Data segment ->
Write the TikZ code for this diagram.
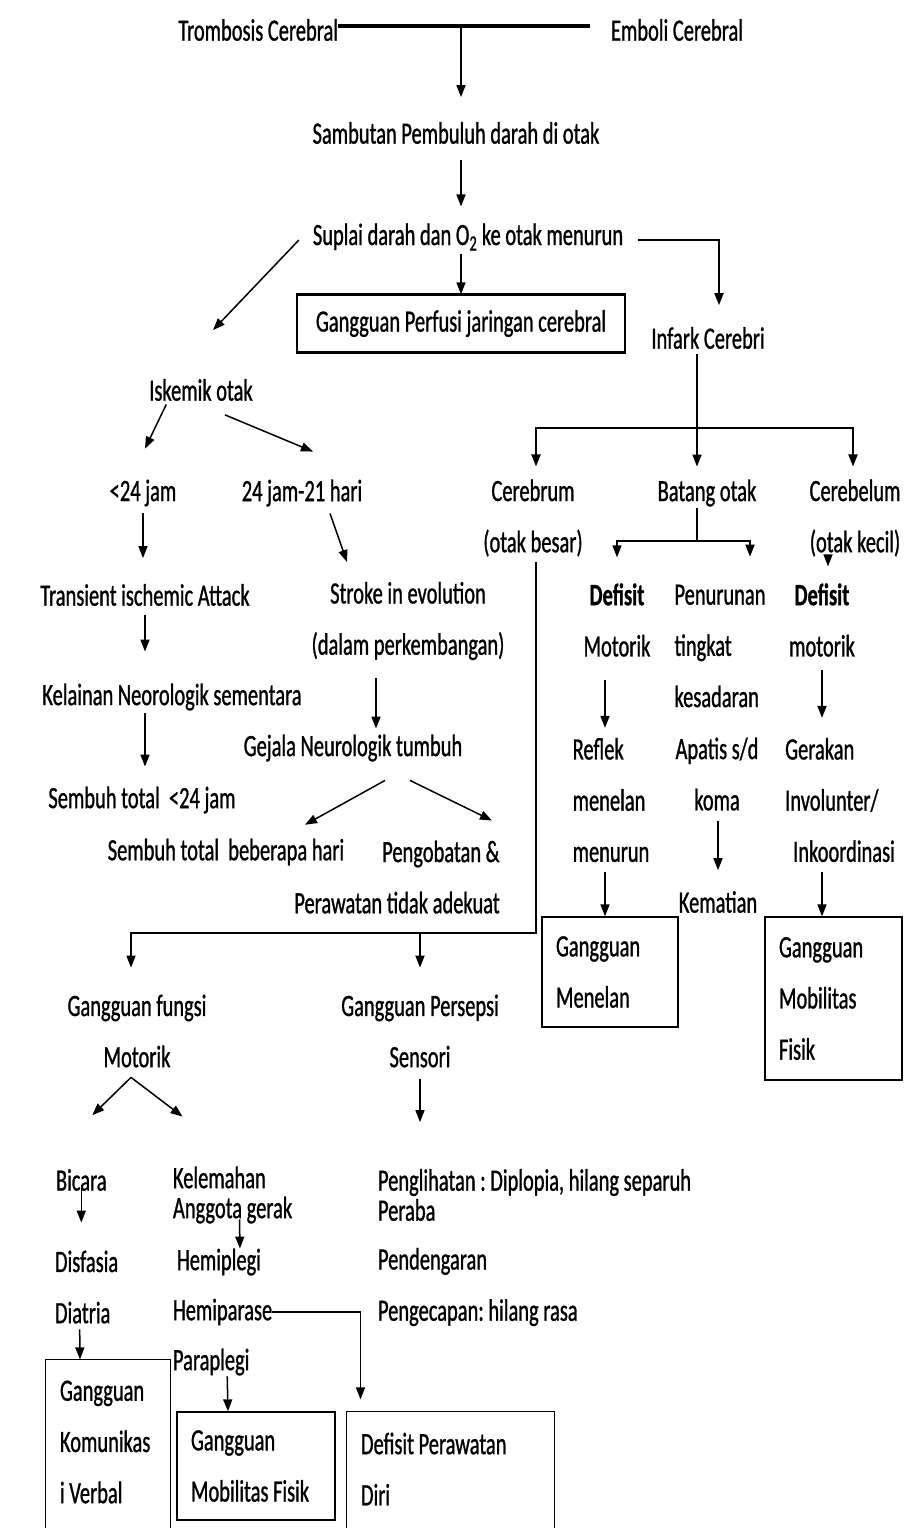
\documentclass[tikz,border=0pt]{standalone}
\usepackage{fontspec}
\setmainfont{Carlito}[FakeStretch=0.66, FakeBold=0.9]
\usetikzlibrary{arrows.meta, positioning, calc}
\newcommand{\flowfont}{\fontsize{31}{51.2}\selectfont}
\newcommand{\flowtight}{\fontsize{31}{30}\selectfont}
\frenchspacing
\tikzset{
    >={Triangle[width=9pt,length=12pt]},
    flow_text/.style={
        inner sep=0pt,
        outer sep=0pt,
        font=\flowfont
    },
    flow_box/.style={
        rectangle,
        draw=black,
        line width=1.3pt,
        inner xsep=14pt,
        inner ysep=0pt,
        align=flush left,
        font=\flowfont
    },
    flow_frame/.style={
        line width=1.3pt
    },
    flow_arrow/.style={
        ->,
        line width=1.5pt
    },
    flow_line/.style={
        line width=1.5pt
    },
    flow_heavy/.style={
        line width=2.6pt,
        line cap=rect
    }
}

\begin{document}
\begin{tikzpicture}[x=1pt, y=-1pt]
\useasboundingbox (0,0) rectangle (907,1528);

% --- Top ---
\node[flow_text, anchor=east] (Trombosis) at (338,30) {Trombosis Cerebral};
\node[flow_text, right=273pt of Trombosis] (Emboli) {Emboli Cerebral};
\coordinate (TopJoin) at (461,26);
\coordinate (TopEnd) at (590,26);
\node[flow_text] (Sambutan) at (456,133) {Sambutan Pembuluh darah di otak};
\node[flow_text] (Suplai) at (468,237) {Suplai darah dan O\textsubscript{2} ke otak menurun};
\node[flow_box, align=flush center, inner xsep=0pt, minimum width=328pt, minimum height=57pt] (Perfusi) at (461,323.5) {Gangguan Perfusi jaringan cerebral};
\node[flow_text] (Infark) at (708,338) {Infark Cerebri};
\node[flow_text] (Iskemik) at (201,390) {Iskemik otak};

% --- Iskemik branch ---
\node[flow_text] (Under24) at (143,493) {<24 jam};
\node[flow_text] (Hari21) at (302,493) {24 jam-21 hari};
\node[flow_text] (TIA) at (145,595) {Transient ischemic Attack};
\node[flow_text, align=flush center] (Stroke) at (408,621) {Stroke in evolution\\(dalam perkembangan)};
\node[flow_text] (Kelainan) at (172,697) {Kelainan Neorologik sementara};
\node[flow_text] (Gejala) at (353,748) {Gejala Neurologik tumbuh};
\node[flow_text] (SembuhA) at (142,800) {Sembuh total\ \ <24 jam};
\node[flow_text] (SembuhB) at (226,852) {Sembuh total\ \ beberapa hari};
\node[flow_text, align=flush right] (Pengobatan) at (397,877) {Pengobatan \&\\Perawatan tidak adekuat};

% --- Infark branch ---
\node[flow_text, align=flush center] (Cerebrum) at (533,518) {Cerebrum\\(otak besar)};
\node[flow_text] (Batang) at (707,493) {Batang otak};
\node[flow_text, align=flush center] (Cerebelum) at (855,518) {Cerebelum\\(otak kecil)};
\node[flow_text, align=flush center] (DefMotorik) at (617,620) {\textbf{Defisit}\\Motorik};
\node[flow_text, align=flush left] (Reflek) at (611,800) {Reflek\\menelan\\menurun};
\node[flow_box, text width=108pt, minimum height=110pt] (Menelan) at (610,972) {Gangguan\\Menelan};
\node[flow_text, align=flush left] (Penurunan) at (720,646) {Penurunan\\tingkat\\kesadaran};
\node[flow_text, align=flush center] (Apatis) at (717,774) {Apatis s/d\\koma};
\node[flow_text] (Kematian) at (718,902) {Kematian};
\node[flow_text, align=flush center] (DefMotorikCb) at (822,620) {\textbf{Defisit}\\motorik};
\node[flow_text, align=flush left] (Gerakan) at (840,800) {Gerakan\\Involunter/\\\hspace*{8pt}Inkoordinasi};
\node[flow_box, text width=109pt, minimum height=163pt] (MobilitasA) at (833.5,998.5) {Gangguan\\Mobilitas\\Fisik};

% --- Cerebrum consequences ---
\node[flow_text, align=flush center] (Fungsi) at (137,1031) {Gangguan fungsi\\Motorik};
\node[flow_text, align=flush center] (Persepsi) at (420,1031) {Gangguan Persepsi\\Sensori};
\node[flow_text, anchor=west] (Bicara) at (56,1180) {Bicara};
\node[flow_text, align=flush left, anchor=west] (Disfasia) at (55,1287) {Disfasia\\Diatria};
\node[flow_text, font=\flowtight, align=flush left, anchor=west] (Kelemahan) at (173,1195) {Kelemahan\\Anggota gerak};
\node[flow_text, anchor=west] (Hemiplegi) at (177,1262) {Hemiplegi};
\node[flow_text, anchor=west] (Hemiparase) at (173,1312) {Hemiparase};
\node[flow_text, anchor=west] (Paraplegi) at (173,1362) {Paraplegi};
\node[flow_text, font=\flowtight, align=flush left, anchor=west] (IndraA) at (378,1195) {Penglihatan : Diplopia, hilang separuh\\Peraba};
\node[flow_text, align=flush left, anchor=west] (IndraB) at (378,1287) {Pendengaran\\Pengecapan: hilang rasa};
\node[flow_box, draw=none, text width=96pt, minimum height=164pt] (Komunikasi) at (108,1442) {Gangguan\\Komunikas\\i Verbal};
\node[flow_box, text width=130pt, minimum height=108pt] (MobilitasB) at (256,1466) {Gangguan\\Mobilitas Fisik};
\node[flow_box, draw=none, text width=179pt, minimum height=114pt] (Perawatan) at (450.5,1469) {Defisit Perawatan\\Diri};

% --- Box borders ---
\draw[line width=3pt] (Perfusi.north west) -- (Perfusi.north east);
\draw[line width=3pt] (Perfusi.south west) -- (Perfusi.south east);
\draw[flow_frame] ([yshift=-30pt]Komunikasi.south west) -- (Komunikasi.north west) -- (Komunikasi.north east) -- ([yshift=-30pt]Komunikasi.south east);
\draw[flow_frame] ([yshift=-30pt]Perawatan.south west) -- (Perawatan.north west) -- (Perawatan.north east) -- ([yshift=-30pt]Perawatan.south east);

% --- Edges: top ---
\draw[line width=3.5pt] (Trombosis.east |- TopEnd) -- (TopEnd);
\draw[flow_arrow, shorten >=25pt] (TopJoin) -- (TopJoin |- Sambutan.north);
\draw[flow_arrow, shorten <=16pt, shorten >=17pt] (Sambutan.south -| TopJoin) -- (Suplai.north -| TopJoin);
\draw[flow_arrow, shorten <=3pt] (Suplai.south -| Perfusi.north) -- (Perfusi.north);
\draw[flow_arrow, line width=2pt, shorten >=22pt] ([xshift=15pt,yshift=-3pt]Suplai.east) -| ([xshift=11pt]Infark.north);
\draw[flow_arrow] ([xshift=-14pt,yshift=-3pt]Suplai.west) -- ([xshift=12pt,yshift=49pt]Iskemik.north);

% --- Edges: Iskemik ---
\draw[flow_arrow, shorten <=4pt] ([xshift=-33pt]Iskemik.south) -- ([xshift=2pt,yshift=31pt]Under24.north);
\draw[flow_arrow] ([xshift=24pt,yshift=-14pt]Iskemik.south) -- ([xshift=11pt,yshift=28pt]Hari21.north);
\draw[flow_arrow, shorten <=7pt, shorten >=26pt] (Under24.south) -- (Under24.south |- TIA.north);
\draw[flow_arrow] ([xshift=28pt,yshift=-7pt]Hari21.south) -- ([xshift=-61pt,yshift=20pt]Stroke.north);
\draw[flow_arrow, shorten <=9pt, shorten >=32pt] (TIA.south) -- (TIA.south |- Kelainan.north);
\draw[flow_arrow, shorten <=3pt, shorten >=20pt] (Kelainan.south -| TIA.south) -- (SembuhA.north -| TIA.south);
\draw[flow_arrow, shorten <=18pt, shorten >=6pt] ([xshift=-32pt]Stroke.south) -- ([xshift=23pt]Gejala.north);
\draw[flow_arrow] ([xshift=32pt,yshift=-19pt]Gejala.south) -- ([xshift=79pt,yshift=14pt]SembuhB.north);
\draw[flow_arrow] ([xshift=57pt,yshift=-19pt]Gejala.south) -- ([xshift=95pt,yshift=20pt]Pengobatan.north);

% --- Edges: Infark ---
\coordinate (InfSplit) at (697,428);
\draw[flow_heavy, shorten <=6pt] ([xshift=-11pt]Infark.south) -- (InfSplit);
\draw[flow_heavy] ([xshift=3pt]Cerebrum.north |- InfSplit) -- ([xshift=-2pt]Cerebelum.north |- InfSplit);
\draw[flow_arrow, line width=1.8pt, shorten >=13pt] (InfSplit) -| ([xshift=3pt]Cerebrum.north);
\draw[flow_arrow, line width=1.8pt, shorten >=13pt] (InfSplit) -- (InfSplit |- Batang.north);
\draw[flow_arrow, line width=1.8pt, shorten >=13pt] (InfSplit) -| ([xshift=-2pt]Cerebelum.north);

\coordinate (BatSplit) at (697,541);
\draw[flow_line, shorten <=2pt] ([xshift=-10pt]Batang.south) -- (BatSplit);
\draw[flow_arrow, shorten >=26pt] (BatSplit) -| (DefMotorik.north);
\draw[flow_arrow, shorten >=28pt] (BatSplit) -| ([xshift=30pt]Penurunan.north);
\draw[flow_arrow, shorten <=-6pt, shorten >=17pt] ([xshift=-27pt]Cerebelum.south) -- ([xshift=6pt]DefMotorikCb.north);

\draw[flow_arrow, shorten <=23pt, shorten >=10pt] ([xshift=-12pt]DefMotorik.south) -- ([xshift=-6pt]Reflek.north);
\draw[flow_arrow, shorten <=10pt] ([xshift=-6pt]Reflek.south) -- ([xshift=-5pt]Menelan.north);
\draw[flow_arrow, shorten <=11pt, shorten >=21pt] (Apatis.south -| Kematian.north) -- (Kematian.north);
\draw[flow_arrow, shorten <=13pt, shorten >=20pt] (DefMotorikCb.south) -- (DefMotorikCb.south |- Gerakan.north);
\draw[flow_arrow, shorten <=10pt] (DefMotorikCb.south |- Gerakan.south) -- (DefMotorikCb.south |- MobilitasA.north);

% --- Edges: Cerebrum ---
\coordinate (CerSplit) at (536,933);
\coordinate (CerLeft) at (131,933);
\draw[flow_heavy, shorten <=7pt] ([xshift=3pt]Cerebrum.south) -- (CerSplit);
\draw[flow_heavy] (CerSplit) -- (CerLeft);
\draw[flow_arrow, shorten >=27pt] (CerLeft) -- (CerLeft |- Fungsi.north);
\draw[flow_arrow, shorten >=27pt] (CerSplit -| Persepsi.north) -- (Persepsi.north);

\draw[flow_arrow] ([xshift=-6pt,yshift=-10pt]Fungsi.south) -- ([xshift=11pt,yshift=54pt]Bicara.north);
\draw[flow_arrow] ([xshift=-6pt,yshift=-10pt]Fungsi.south) -- ([xshift=-50pt,yshift=50pt]Kelemahan.north);
\draw[flow_arrow, shorten <=12pt, shorten >=47pt] (Persepsi.south) -- (Persepsi.south |- IndraA.north);

\draw[flow_arrow, shorten <=5pt, shorten >=28pt] (Bicara.center) -- (Bicara.center |- Disfasia.north);
\draw[flow_arrow, shorten <=-4pt] ([xshift=7pt]Kelemahan.south) -- ([xshift=21pt]Hemiplegi.north);
\draw[flow_arrow, shorten <=6pt] ([xshift=-7pt]Disfasia.south) -- ([xshift=-28pt]Komunikasi.north);
\draw[flow_arrow, shorten >=12pt] (Hemiparase.east) -| ([xshift=-90pt]Perawatan.north);
\draw[flow_arrow, shorten <=1pt] ([xshift=16pt]Paraplegi.south) -- ([xshift=-28pt]MobilitasB.north);

\end{tikzpicture}
\end{document}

Directions ->
Write out again exactly the lines from the start of the data above through the line containing "(Iskemik) at (201,390)", inclusive, excluding any pictures.

Task output ->
Write the TikZ code for this diagram.
\documentclass[tikz,border=0pt]{standalone}
\usepackage{fontspec}
\setmainfont{Carlito}[FakeStretch=0.66, FakeBold=0.9]
\usetikzlibrary{arrows.meta, positioning, calc}
\newcommand{\flowfont}{\fontsize{31}{51.2}\selectfont}
\newcommand{\flowtight}{\fontsize{31}{30}\selectfont}
\frenchspacing
\tikzset{
    >={Triangle[width=9pt,length=12pt]},
    flow_text/.style={
        inner sep=0pt,
        outer sep=0pt,
        font=\flowfont
    },
    flow_box/.style={
        rectangle,
        draw=black,
        line width=1.3pt,
        inner xsep=14pt,
        inner ysep=0pt,
        align=flush left,
        font=\flowfont
    },
    flow_frame/.style={
        line width=1.3pt
    },
    flow_arrow/.style={
        ->,
        line width=1.5pt
    },
    flow_line/.style={
        line width=1.5pt
    },
    flow_heavy/.style={
        line width=2.6pt,
        line cap=rect
    }
}

\begin{document}
\begin{tikzpicture}[x=1pt, y=-1pt]
\useasboundingbox (0,0) rectangle (907,1528);

% --- Top ---
\node[flow_text, anchor=east] (Trombosis) at (338,30) {Trombosis Cerebral};
\node[flow_text, right=273pt of Trombosis] (Emboli) {Emboli Cerebral};
\coordinate (TopJoin) at (461,26);
\coordinate (TopEnd) at (590,26);
\node[flow_text] (Sambutan) at (456,133) {Sambutan Pembuluh darah di otak};
\node[flow_text] (Suplai) at (468,237) {Suplai darah dan O\textsubscript{2} ke otak menurun};
\node[flow_box, align=flush center, inner xsep=0pt, minimum width=328pt, minimum height=57pt] (Perfusi) at (461,323.5) {Gangguan Perfusi jaringan cerebral};
\node[flow_text] (Infark) at (708,338) {Infark Cerebri};
\node[flow_text] (Iskemik) at (201,390) {Iskemik otak};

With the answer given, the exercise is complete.